The great unspoken irony of course is that independence is precisely the process by which English taxpayers get out of any funding arrangement with the Scots. The message of the nationalists is exactly the opposite of what the right-wing zealots target as Scotland’s case…it is to raise all the money for Scotland here in Scotland. Logically, wouldn’t you think they should be quietly saying this could be a good thing instead of wailing and whinging about Scottish budgets in an orgy of beggar-my-neighbour? In truth, I suspect they enjoy this catfight.

It gives them a platform and resounds with their voters. When else do you hear these Captain Manwearings except when someone has to be put in their place…immigrants, muslims, benefits cheats, Brussels or Scots?  And yet Labour has no reply, just silence…the Union at work.

I think the intervention of the English Neanderthals does our cause good. I think the Scots get it…they’re not wanted by this section of England and they want no part of them either. They are saying what you suspect secretly Cameron’s whole tribe also think but for diplomatic reasons has to keep hidden.

It is an unforeseen consequence of the referendum that both sides are now being seen in their true colours. One side, demonised by our own media, wants to stand on its own feet, raise its own taxes and spend more humanely while rebuilding a mature relationship with our closest neighbour: the other, unquestioningly backed by the media, is funded by a tiny wealthy elite, wants to keep us dependent while cutting our budgets and demands to control while routinely insulting us.

There is no political campaign which doesn’t contain an element of grievance, be it injustice, suppression, inequality or cultural resentment.  These Tory die-hards (have they had a complaint about their remarks from Ruth Davidson?) feed those feelings and damage the very thing they profess to support, the UK.

Similarly the relentless stream of Unionism as absolute font of power, far from intimidating the Scots as it is intended to do, is becoming so tedious, repetitive, unreasonable and irritating that is counter productive.

This week the opinion of a Glasgow University Professor who is committed to support of the Union and of this government told us we had little real stake in the assets of our own country. Only those fixed assets actually in Scotland and the finances were available to Scots, claimed Professor Adam Tomkins, the new darling of the Union-obsessed media. I say so because he has ready access to the newspapers and broadcasters where he goes largely unchallenged although on my own programme he could barely contain himself in frustration that anyone should counter his arguments.

Like many in academia he his clearly convinced of his own omnipotence and uses it to give total support to the British. He told Newsnight that the Scottish government had no powers to hold a referendum and should do as London suggested and accept the offer of legal underpinning.

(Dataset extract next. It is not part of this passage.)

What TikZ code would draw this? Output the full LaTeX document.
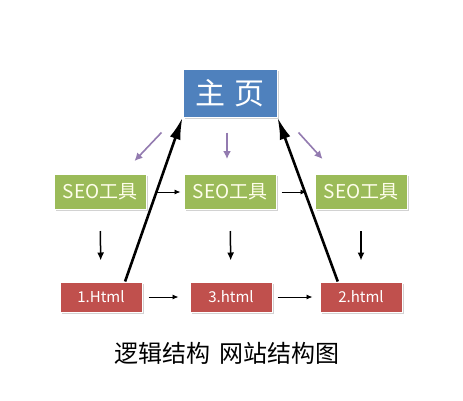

He backs their legal advice that the rUK will be successor state and will retain everything it has, a highly debateable assertion disputed by, among others, Professor David Sheffer, and I, believe, by the EU’s own lawyers. Tomkins of course is entitled to his view and to express it but I read all his words with scepticism as to me he sounds more like a campaigner than a balanced academic. He proclaims his love of Britain and deep desire for it to continue. Did I mention that he is advising Ruth Davidson on her devolution commission?

I think the onslaught of Unionist aggression implying that Scotland has no real stake in the UK is a black arts secret weapon that is wearing down the soft Unionist support. How long before more and more of us reach the same conclusion – if that’s all they think of me, why would I stay? If all they can do is belittle me, why would I stay? If all they do is frighten me, why would I stay?

Incidentally, I think there will be no referendum on currency sharing because the political elite will know from big business that it is a no-brainer. And I back a review of Barnett if there is a NO. Public spending shows for a start that far too much money goes to London (more per head than Scotland) and that not enough reaches the Midlands and the North of England.

But I don’t trust the politicians to do it. If distribution of resources is to be reformed, let’s have a non-political body to do it and as soon as the truth is revealed, that Scotland pays in more than comes back, and therefore should be compensated, perhaps the English Nationalist knuckle-draggers will put a bone through their nose.

And am I wrong to think that Bob Dudley, paid a few million quid to run BP, took his chance to turn attention away from a 30 per cent drop in profits? Imagine losing that amount in the oil industry. I don’t think Mr Dudley needs referendum uncertainty to lose the company money. Thank  goodness there are excellent commentators like Ivan McKie to hand to make the obvious point – that both currency and EU uncertainty are in London’s hands, not ours.

Shouldn’t the head of a major company be smarter than Mr Dudley? (Scotland will use sterling – it’s up to London how it will work. the EU will clarify Scotland’s position if London asks) Come on, Bob, get with it. And remember, if Trident goes, you can drill off the west coast!


Courtesy of Derek Bateman

Comments  

 
# iain2013 2014-02-05 08:47
I like Tomkins’ website and blog titled ‘Tales from North Britain’. It’s probably tongue in cheek and intensely hilarious, but it gives the impression of someone you would dread being stuck on a long train journey next to, forced to listen to the very strong opinions on the likes of British Summer Time.
 
 
# IXL 2014-02-05 10:36
When Trident goes, BP will be at the very END of the queue when it comes to acquiring now acreage ANYWHERE in the Scottish continental shelf.

Derek..
You make an excellent point about Dudley’s management of BP. I see no prospect of an improvement in the value of my shareholding any time soon.
Time to ditch them methinks.
 
 
# Barbazenzero 2014-02-05 11:51
Quoting Main article:
And am I wrong to think that Bob Dudley, paid a few million quid to run BP, took his chance to turn attention away from a 30 per cent drop in profits?


You hit the nail on the head yet again, Derek, with the ever useful Newssniffer showing no less than 8 versions of the BBC storyline – the key one is v3 to v4 www.newssniffer.co.uk/…/4 where one sentence on falling profits and asset sales is replaced with a paragraph of Dudley’s NO support. Only in v8 do they include the FM’s on-air quote, whilst at the same time removing the SG spokesperson’s comment in its entirety, so not giving the full picture yet again.

The real soviet Pravda could hardly have done more.